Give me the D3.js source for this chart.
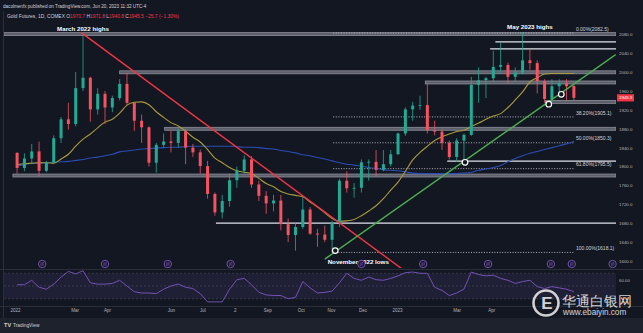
<!DOCTYPE html>
<html><head><meta charset="utf-8">
<script src="https://cdn.jsdelivr.net/npm/d3@7"></script>
<style>
body{margin:0;background:#131722;overflow:hidden}
svg{display:block}
text{font-family:"Liberation Sans",Arial,sans-serif}
</style>
</head><body>
<svg id="c" width="643" height="333"></svg>
<script>
// ---------- DATA ----------
const weeks = ["2022-01-03","2022-01-10","2022-01-17","2022-01-24","2022-01-31","2022-02-07","2022-02-14","2022-02-21","2022-02-28","2022-03-07","2022-03-14","2022-03-21","2022-03-28","2022-04-04","2022-04-11","2022-04-18","2022-04-25","2022-05-02","2022-05-09","2022-05-16","2022-05-23","2022-05-30","2022-06-06","2022-06-13","2022-06-20","2022-06-27","2022-07-04","2022-07-11","2022-07-18","2022-07-25","2022-08-01","2022-08-08","2022-08-15","2022-08-22","2022-08-29","2022-09-05","2022-09-12","2022-09-19","2022-09-26","2022-10-03","2022-10-10","2022-10-17","2022-10-24","2022-10-31","2022-11-07","2022-11-14","2022-11-21","2022-11-28","2022-12-05","2022-12-12","2022-12-19","2022-12-26","2023-01-02","2023-01-09","2023-01-16","2023-01-23","2023-01-30","2023-02-06","2023-02-13","2023-02-20","2023-02-27","2023-03-06","2023-03-13","2023-03-20","2023-03-27","2023-04-03","2023-04-10","2023-04-17","2023-04-24","2023-05-01","2023-05-08","2023-05-15","2023-05-22","2023-05-29","2023-06-05","2023-06-12","2023-06-19"];
const open  = [1829,1797,1817,1832,1791,1808,1860,1900,1890,1966,1988,1921,1954,1925,1945,1975,1935,1897,1883,1808,1846,1853,1850,1875,1840,1830,1801,1742,1703,1727,1771,1791,1815,1762,1738,1722,1728,1678,1655,1672,1709,1658,1656,1645,1681,1770,1754,1755,1809,1810,1793,1805,1826,1870,1921,1929,1930,1877,1874,1850,1820,1855,1867,1973,1983,1987,2011,2015,1990,1999,2025,2019,1981,1943,1970,1977,1970.7];
const high  = [1830,1828,1848,1853,1812,1866,1905,1935,2000,2079,1990,1966,1960,1950,1985,1998,1935,1910,1885,1850,1870,1876,1880,1880,1848,1836,1812,1745,1740,1785,1800,1824,1822,1770,1748,1740,1740,1690,1680,1735,1714,1668,1675,1685,1774,1790,1765,1815,1815,1835,1835,1835,1872,1925,1937,1950,1975,1897,1880,1855,1860,1870,1990,2010,1990,2045,2063,2020,2010,2085,2048,2025,1985,1985,1985,1985,1971.8];
const low   = [1785,1790,1805,1780,1788,1805,1850,1878,1885,1960,1895,1910,1890,1915,1940,1930,1875,1850,1800,1787,1840,1830,1840,1805,1820,1785,1732,1696,1690,1715,1755,1785,1755,1727,1700,1705,1665,1640,1622,1668,1655,1630,1640,1618,1672,1745,1734,1745,1770,1780,1790,1800,1825,1865,1897,1920,1870,1866,1835,1815,1810,1813,1865,1935,1945,1980,1999,1975,1980,1995,2005,1955,1935,1937,1950,1940,1940.8];
const close = [1797,1817,1832,1791,1808,1860,1900,1890,1966,1988,1921,1954,1925,1945,1975,1935,1897,1883,1808,1846,1853,1850,1875,1840,1830,1801,1742,1703,1727,1771,1791,1815,1762,1738,1722,1728,1678,1655,1672,1709,1658,1656,1645,1681,1770,1754,1755,1809,1810,1793,1805,1826,1870,1921,1929,1930,1877,1874,1850,1820,1855,1867,1973,1983,1987,2011,2015,1990,1999,2025,2019,1981,1943,1970,1977,1970,1945.5];
const sma50  = [1804,1806,1807,1808,1808,1807,1816,1826,1843,1858,1869,1882,1894,1900,1913,1930,1936,1937,1931,1916,1904,1893,1886,1875,1862,1852,1836,1818,1808,1798,1791,1788,1785,1775,1764,1757,1747,1742,1739,1736,1725,1714,1702,1690,1684,1685,1688,1696,1706,1717,1732,1750,1767,1790,1814,1830,1843,1855,1863,1869,1874,1877,1885,1892,1900,1907,1912,1925,1941,1958,1979,1988,1996,1997,1997,1997,1997];
const sma200 = [1801,1804,1807,1807,1808,1809,1810,1811,1813,1815,1818,1820,1823,1826,1831,1833,1835,1837,1838,1839,1840,1841,1841,1842,1843,1843,1843,1843,1843,1843,1842,1841,1841,1840,1838,1837,1834,1832,1829,1825,1823,1819,1816,1812,1808,1805,1803,1801,1798,1796,1793,1792,1791,1789,1786,1785,1785,1785,1785,1785,1785,1786,1788,1792,1795,1798,1802,1810,1817,1823,1828,1832,1836,1840,1844,1848,1853];
const rsi = [52,52,59,48,45,53,64,73,69,74,55,53,53,54,59,50,41,39,39,38,45,50,53,48,46,38,25,25,25,45,60,62,52,40,36,35,35,30,32,57,47,39,40,42,55,70,62,59,64,60,59,62,66,71,72,70,70,48,43,35,39,45,72,68,66,67,62,59,54,57,59,49,46,49,47,45,41];

const priceTicks = [1600,1640,1680,1720,1760,1800,1840,1880,1920,1960,2000,2040,2080];
const rsiTicks = [60];
const timeTickDates  = ["2022-01-03","2022-03-01","2022-04-01","2022-06-01","2022-07-01","2022-08-01","2022-09-01","2022-10-03","2022-11-01","2022-12-01","2023-01-03","2023-03-01","2023-04-03"];
const timeTickLabels = ["2022","Mar","Apr","Jun","Jul","2","Sep","Oct","Nov","Dec","2023","Mar","Apr"];

// grey zones: price, start date (run to right edge)
const zonePrices = [2080.3,1999.5,1978,1937,1880,1781];
const zoneStarts = ["2021-12-23","2022-04-13","2023-01-30","2023-05-25","2022-05-26","2022-01-01"];
// white support/resistance lines
const linePrices = [2064,2049,1811.5,1680];
const lineStarts = ["2023-04-07","2023-04-02","2023-02-20","2022-07-14"];
// fibonacci levels
const fibPct    = ["0.00%","38.20%","50.00%","61.80%","100.00%"];
const fibPrices = [2082.5,1905.1,1850.3,1795.5,1618.1];
const fibStart = "2022-11-03", fibEnd = "2023-06-22";
// trend lines [date, price]
const redTrend   = [["2022-03-07",2084],["2023-01-08",1583]];
const greenTrend = [["2022-10-26",1604],["2023-07-31",2037]];
// touch circles
const touchDates  = ["2022-11-05","2023-03-09","2023-05-28","2023-06-09"];
const touchPrices = [1622,1809,1932,1953];
// rollover events
const eventDates = ["2022-01-29","2022-03-30","2022-05-29","2022-07-28","2022-11-30","2023-01-28","2023-03-31","2023-05-30","2023-06-19","2023-07-28"];
// annotations
const noteTexts  = ["March 2022 highs","May 2023 highs","November 2022 lows"];
const noteDates  = ["2022-03-09","2023-05-10","2022-11-27"];
const notePrices = [2088,2091,1594];
const lastPrice = 1945.5;

// ---------- DRAW ----------
const parse = d3.timeParse("%Y-%m-%d");
const svg = d3.select("#c");
const W = 643, H = 333;
const L = 4, R = 616, T = 22, B = 268;
const x = d3.scaleTime().domain([parse("2022-01-03"), parse("2023-01-03")]).range([15, 397]);
const y = d3.scaleLinear().domain([1600, 2080]).range([261, 34.3]);
const yR = d3.scaleLinear().domain([30, 70]).range([298.7, 273.3]);
const xw = d => x(d3.timeDay.offset(parse(d), 2));
const xd = d => x(parse(d));

svg.append("rect").attr("width", W).attr("height", H).attr("fill", "#131722");
svg.append("rect").attr("y", 318).attr("width", W).attr("height", 15).attr("fill", "#1e222d");
svg.append("line").attr("x1",0).attr("x2",W).attr("y1",269.5).attr("y2",269.5).attr("stroke","#2a2e39").attr("stroke-width",1.2);
svg.append("line").attr("x1",0).attr("x2",W).attr("y1",306.5).attr("y2",306.5).attr("stroke","#2a2e39").attr("stroke-width",1);
svg.append("line").attr("x1",3.5).attr("x2",3.5).attr("y1",11).attr("y2",318).attr("stroke","#2a2e39").attr("stroke-width",1);

const defs = svg.append("defs");
defs.append("clipPath").attr("id","main").append("rect").attr("x",L).attr("y",T-10).attr("width",R-L).attr("height",B-T+10);

// header
svg.append("text").attr("x",3).attr("y",7.5).attr("font-size",4.6).attr("fill","#d1d4dc")
  .text("dacolmenfx published on TradingView.com, Jun 20, 2023 11:32 UTC-4");
const hdr = svg.append("text").attr("x",7).attr("y",18).attr("font-size",4.9).attr("fill","#d1d4dc");
const red = "#f23645";
[["Gold Futures, 1D, COMEX  ","#d1d4dc"],["O","#d1d4dc"],["1970.7",red],[" H","#d1d4dc"],["1971.8",red],[" L","#d1d4dc"],["1940.8",red],[" C","#d1d4dc"],["1945.5",red],[" \u221225.7 (\u22121.30%)",red]]
  .forEach(([t,c]) => hdr.append("tspan").attr("fill",c).text(t));

const g = svg.append("g").attr("clip-path","url(#main)");

// zones
zonePrices.forEach((p,i) => {
  const x0 = Math.max(L, xd(zoneStarts[i]));
  g.append("rect").attr("x",x0).attr("y",y(p)-1.5).attr("width",R-x0).attr("height",3)
   .attr("fill","#5d606b").attr("stroke","#9598a1").attr("stroke-width",0.7);
});
// white lines
linePrices.forEach((p,i) => {
  const x0 = xd(lineStarts[i]);
  g.append("line").attr("x1",x0).attr("x2",R).attr("y1",y(p)).attr("y2",y(p))
   .attr("stroke","#e0e3eb").attr("stroke-width",1.3);
});
// fib dotted
fibPrices.forEach((p,i) => {
  g.append("line").attr("x1",xd(fibStart)).attr("x2",xd(fibEnd)).attr("y1",y(p)).attr("y2",y(p))
   .attr("stroke","#b2b5be").attr("stroke-width",1).attr("stroke-dasharray","1,1.6");
  svg.append("text").attr("x",xd(fibEnd)+1).attr("y",y(p)-2.3).attr("font-size",5).attr("fill","#d1d4dc")
   .text(`${fibPct[i]}(${fibPrices[i].toFixed(1)})`);
});

// moving averages
const lineGen = arr => d3.line().x((d,i)=>xw(weeks[i])).y(d=>y(d)).curve(d3.curveMonotoneX)(arr);
g.append("path").attr("d",lineGen(sma200)).attr("fill","none").attr("stroke","#2a4db3").attr("stroke-width",1.1);
g.append("path").attr("d",lineGen(sma50)).attr("fill","none").attr("stroke","#a99c3b").attr("stroke-width",1.1);

// candles
const cw = 3;
weeks.forEach((w,i) => {
  const cx = xw(w), up = close[i] >= open[i];
  const col = up ? "#22ab94" : "#f7525f";
  g.append("line").attr("x1",cx).attr("x2",cx).attr("y1",y(high[i])).attr("y2",y(low[i])).attr("stroke",col).attr("stroke-width",0.8);
  const yt = y(Math.max(open[i],close[i])), yb = y(Math.min(open[i],close[i]));
  g.append("rect").attr("x",cx-cw/2).attr("y",yt).attr("width",cw).attr("height",Math.max(0.8,yb-yt)).attr("fill",col);
});

// trend lines
const tl = (pts,col) => g.append("line")
  .attr("x1",xd(pts[0][0])).attr("y1",y(pts[0][1])).attr("x2",xd(pts[1][0])).attr("y2",y(pts[1][1]))
  .attr("stroke",col).attr("stroke-width",1.4);
tl(redTrend,"#f23645");
tl(greenTrend,"#4caf50");

// touch circles
touchDates.forEach((d,i) => {
  g.append("circle").attr("cx",xd(d)).attr("cy",y(touchPrices[i])).attr("r",2.8)
   .attr("fill","#131722").attr("stroke","#ffffff").attr("stroke-width",1.2);
});

// annotations
noteTexts.forEach((t,i) => {
  svg.append("text").attr("x",xd(noteDates[i])).attr("y",y(notePrices[i])).attr("text-anchor","middle")
   .attr("font-size",6.2).attr("font-weight","bold").attr("fill","#ffffff").text(t);
});

// event icons
eventDates.forEach(d => {
  const ex = xd(d), ey = 264;
  const ig = svg.append("g").attr("transform",`translate(${ex},${ey})`);
  ig.append("circle").attr("r",3.7).attr("fill","#131722").attr("stroke","#7e57c2").attr("stroke-width",0.9);
  ig.append("path").attr("d","M-1.8,-0.9H1.6M1.8,0.9H-1.6M0.8,-1.7L1.7,-0.9M-0.8,1.7L-1.7,0.9")
    .attr("stroke","#7e57c2").attr("stroke-width",0.7).attr("fill","none");
});

// RSI pane
svg.append("rect").attr("x",L).attr("y",yR(70)).attr("width",R-L).attr("height",yR(30)-yR(70)).attr("fill","rgba(126,87,194,0.12)");
[70,50,30].forEach(v => svg.append("line").attr("x1",L).attr("x2",R).attr("y1",yR(v)).attr("y2",yR(v))
  .attr("stroke","#787b86").attr("stroke-opacity",0.5).attr("stroke-width",0.6).attr("stroke-dasharray","2,2"));
svg.append("path").attr("d", d3.line().x((d,i)=>xw(weeks[i])).y(d=>yR(d))(rsi))
  .attr("fill","none").attr("stroke","#7e57c2").attr("stroke-width",0.9);

// price axis
const pa = svg.append("g").attr("transform","translate(619,0)")
  .call(d3.axisRight(y).tickValues(priceTicks).tickSize(0).tickPadding(0).tickFormat(d3.format(".1f")));
pa.select(".domain").remove();
pa.selectAll("text").attr("font-size",4.4).attr("fill","#b2b5be").attr("font-family","Liberation Sans, Arial");
const ra = svg.append("g").attr("transform","translate(619,0)")
  .call(d3.axisRight(yR).tickValues(rsiTicks).tickSize(0).tickPadding(0).tickFormat(d3.format(".2f")));
ra.select(".domain").remove();
ra.selectAll("text").attr("font-size",4.4).attr("fill","#b2b5be").attr("font-family","Liberation Sans, Arial");

// last price label
svg.append("rect").attr("x",617).attr("y",y(lastPrice)-3.6).attr("width",17).attr("height",7.2).attr("fill","#f23645");
svg.append("text").attr("x",619).attr("y",y(lastPrice)+1.6).attr("font-size",4.4).attr("fill","#ffffff").text(lastPrice.toFixed(1));

// time axis
const ta = svg.append("g").attr("transform","translate(0,309)")
  .call(d3.axisBottom(x).tickValues(timeTickDates.map(parse)).tickSize(0).tickPadding(0)
    .tickFormat((d,i)=>timeTickLabels[i]));
ta.select(".domain").remove();
ta.selectAll("text").attr("font-size",4.5).attr("fill","#b2b5be").attr("font-family","Liberation Sans, Arial");

// footer logo
svg.append("text").attr("x",4).attr("y",327).attr("font-size",5.6).attr("font-weight","bold").attr("fill","#d1d4dc").text("TV");
svg.append("text").attr("x",13).attr("y",327).attr("font-size",4.8).attr("fill","#d1d4dc").text("TradingView");

// watermark
const wm = svg.append("g").attr("opacity",0.8);
wm.append("circle").attr("cx",546).attr("cy",303).attr("r",12.5).attr("fill","none").attr("stroke","#ffffff").attr("stroke-width",2.6);
wm.append("text").attr("x",547).attr("y",309).attr("text-anchor","middle").attr("font-size",17).attr("font-weight","bold").attr("fill","#ffffff").text("E");
wm.append("text").attr("x",562).attr("y",306).attr("font-size",14).attr("fill","#ffffff")
  .attr("font-family","Noto Sans CJK SC").text("华通白银网");
wm.append("text").attr("x",563).attr("y",315).attr("font-size",8.2).attr("fill","#ffffff").text("www.ebaiyin.com");
</script>
</body></html>
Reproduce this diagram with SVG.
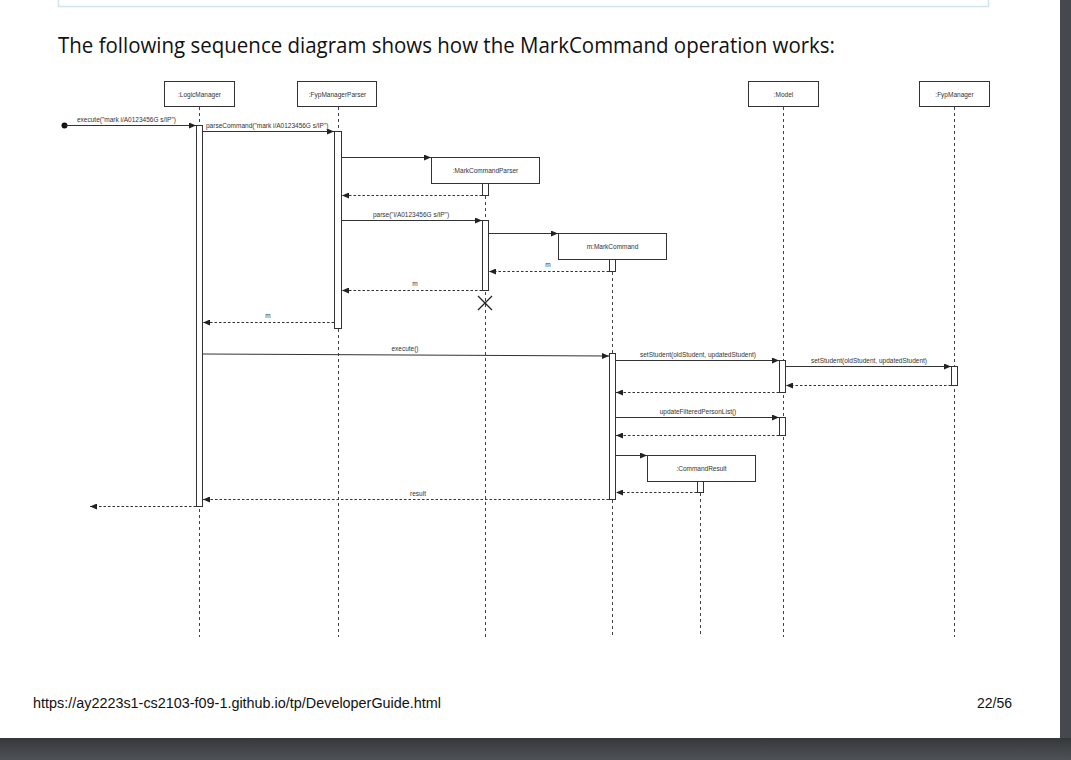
<svg xmlns="http://www.w3.org/2000/svg" width="1071" height="760" viewBox="0 0 1071 760">
<defs>
<style>
.box{fill:#fff;stroke:#333;stroke-width:1}
.act{fill:#fff;stroke:#333;stroke-width:1}
.life{stroke:#444;stroke-width:1;stroke-dasharray:3,3;fill:none}
.msg{stroke:#333;stroke-width:1;fill:none}
.ret{stroke:#333;stroke-width:1;fill:none;stroke-dasharray:2.5,2}
.lbl{font-family:"Liberation Sans",Arial,sans-serif;font-size:6.5px;fill:#333}
.nm{font-family:"Liberation Sans",Arial,sans-serif;font-size:6.5px;fill:#333;text-anchor:middle}
</style>
<marker id="ah" markerWidth="7" markerHeight="6" refX="7" refY="3" orient="auto" markerUnits="userSpaceOnUse">
<path d="M0,0 L7,3 L0,6 z" fill="#222"/>
</marker>
<linearGradient id="sh" x1="0" y1="0" x2="0" y2="1">
<stop offset="0" stop-color="#35383b"/>
<stop offset="1" stop-color="#4e5256"/>
</linearGradient>
</defs>
<rect x="0" y="0" width="1071" height="760" fill="#fff"/>
<rect x="1060" y="0" width="11" height="760" fill="#45494d"/>
<rect x="0" y="738" width="1071" height="22" fill="url(#sh)"/>
<rect x="58.5" y="-10" width="930" height="16.5" fill="none" stroke="#cfe4ef" stroke-width="1.5"/>
<text x="58" y="53" font-family="'Open Sans','Noto Sans',sans-serif" font-size="21" fill="#111" textLength="777" lengthAdjust="spacingAndGlyphs">The following sequence diagram shows how the MarkCommand operation works:</text>

<g id="LogicManager">
<rect class="box" x="164.5" y="81.5" width="70" height="25"/>
<text class="nm" x="199.5" y="96.5">:LogicManager</text>
<line class="life" x1="199.5" y1="107" x2="199.5" y2="637"/>
<rect class="act" x="196.5" y="125.5" width="6" height="381"/>
</g>
<g id="FypManagerParser">
<rect class="box" x="297.5" y="81.5" width="79" height="25"/>
<text class="nm" x="337.5" y="96.5">:FypManagerParser</text>
<line class="life" x1="338.5" y1="107" x2="338.5" y2="637"/>
<rect class="act" x="334.5" y="131.5" width="7" height="197"/>
</g>
<g id="MarkCommandParser">
<rect class="box" x="431.5" y="157.5" width="108" height="26"/>
<text class="nm" x="485.5" y="173">:MarkCommandParser</text>
<line class="life" x1="485.5" y1="184" x2="485.5" y2="637"/>
<rect class="act" x="482.5" y="183.5" width="6" height="12"/>
<rect class="act" x="482.5" y="220.5" width="6" height="70"/>
<path d="M478,296 L492,310 M492,296 L478,310" stroke="#222" stroke-width="1.3" fill="none"/>
</g>
<g id="MarkCommand">
<rect class="box" x="558.5" y="233.5" width="108" height="26"/>
<text class="nm" x="612.5" y="249">m:MarkCommand</text>
<line class="life" x1="612.5" y1="260" x2="612.5" y2="637"/>
<rect class="act" x="609.5" y="259.5" width="6" height="12"/>
<rect class="act" x="609.5" y="353.5" width="6" height="146"/>
</g>
<g id="Model">
<rect class="box" x="748.5" y="81.5" width="70" height="25"/>
<text class="nm" x="783.5" y="96.5">:Model</text>
<line class="life" x1="783.5" y1="107" x2="783.5" y2="637"/>
<rect class="act" x="779.5" y="360.5" width="6" height="32"/>
<rect class="act" x="779.5" y="417.5" width="6" height="18"/>
</g>
<g id="FypManager">
<rect class="box" x="919.5" y="81.5" width="70" height="25"/>
<text class="nm" x="954.5" y="96.5">:FypManager</text>
<line class="life" x1="954.5" y1="107" x2="954.5" y2="637"/>
<rect class="act" x="951.5" y="366.5" width="6" height="19"/>
</g>
<g id="CommandResult">
<rect class="box" x="647.5" y="455.5" width="108" height="26"/>
<text class="nm" x="701.5" y="471">:CommandResult</text>
<line class="life" x1="700.5" y1="493" x2="700.5" y2="637"/>
<rect class="act" x="697.5" y="481.5" width="6" height="11"/>
</g>

<g id="connectors">
<circle cx="64.5" cy="125.5" r="3" fill="#111"/>
<line class="msg" x1="64.5" y1="125.5" x2="196" y2="125.5" marker-end="url(#ah)"/>
<text class="lbl" x="77" y="122">execute("mark i/A0123456G s/IP")</text>
<line class="msg" x1="203" y1="131.5" x2="334" y2="131.5" marker-end="url(#ah)"/>
<text class="lbl" x="206" y="128">parseCommand("mark i/A0123456G s/IP")</text>
<line class="msg" x1="342" y1="157.5" x2="431" y2="157.5" marker-end="url(#ah)"/>
<line class="ret" x1="482" y1="195.5" x2="342" y2="195.5" marker-end="url(#ah)"/>
<line class="msg" x1="342" y1="220.5" x2="482" y2="220.5" marker-end="url(#ah)"/>
<text class="lbl" x="411" y="216.5" text-anchor="middle">parse("i/A0123456G s/IP")</text>
<line class="msg" x1="489" y1="233.5" x2="558" y2="233.5" marker-end="url(#ah)"/>
<line class="ret" x1="609" y1="271.5" x2="489" y2="271.5" marker-end="url(#ah)"/>
<text class="lbl" x="548" y="266.5" text-anchor="middle">m</text>
<line class="ret" x1="482" y1="290.5" x2="342" y2="290.5" marker-end="url(#ah)"/>
<text class="lbl" x="415" y="285.5" text-anchor="middle">m</text>
<line class="ret" x1="334" y1="322.5" x2="203" y2="322.5" marker-end="url(#ah)"/>
<text class="lbl" x="268" y="318" text-anchor="middle">m</text>
<line class="msg" x1="203" y1="354" x2="609" y2="356" marker-end="url(#ah)"/>
<text class="lbl" x="405" y="351" text-anchor="middle">execute()</text>
<line class="msg" x1="616" y1="360.5" x2="779" y2="360.5" marker-end="url(#ah)"/>
<text class="lbl" x="698" y="357" text-anchor="middle">setStudent(oldStudent, updatedStudent)</text>
<line class="msg" x1="786" y1="366.5" x2="951" y2="366.5" marker-end="url(#ah)"/>
<text class="lbl" x="869" y="363" text-anchor="middle">setStudent(oldStudent, updatedStudent)</text>
<line class="ret" x1="951" y1="385.5" x2="786" y2="385.5" marker-end="url(#ah)"/>
<line class="ret" x1="779" y1="392.5" x2="616" y2="392.5" marker-end="url(#ah)"/>
<line class="msg" x1="616" y1="417.5" x2="779" y2="417.5" marker-end="url(#ah)"/>
<text class="lbl" x="698" y="414" text-anchor="middle">updateFilteredPersonList()</text>
<line class="ret" x1="779" y1="435.5" x2="616" y2="435.5" marker-end="url(#ah)"/>
<line class="msg" x1="616" y1="455.5" x2="647" y2="455.5" marker-end="url(#ah)"/>
<line class="ret" x1="697" y1="492.5" x2="616" y2="492.5" marker-end="url(#ah)"/>
<line class="ret" x1="609" y1="499.5" x2="203" y2="499.5" marker-end="url(#ah)"/>
<text class="lbl" x="418" y="496" text-anchor="middle">result</text>
<line class="ret" x1="196" y1="506.5" x2="90" y2="506.5" marker-end="url(#ah)"/>
</g>

<text x="33" y="708" font-family="'Liberation Sans',Arial,sans-serif" font-size="14" fill="#111" textLength="408" lengthAdjust="spacingAndGlyphs">https://ay2223s1-cs2103-f09-1.github.io/tp/DeveloperGuide.html</text>
<text x="1012" y="708" font-family="'Liberation Sans',Arial,sans-serif" font-size="14" fill="#111" text-anchor="end">22/56</text>
</svg>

--*--

### What to produce
Each line that holds the word "diagram" should be extracted from the records.

### Solved problem
Reproduce this diagram with SVG.
<text x="58" y="53" font-family="'Open Sans','Noto Sans',sans-serif" font-size="21" fill="#111" textLength="777" lengthAdjust="spacingAndGlyphs">The following sequence diagram shows how the MarkCommand operation works:</text>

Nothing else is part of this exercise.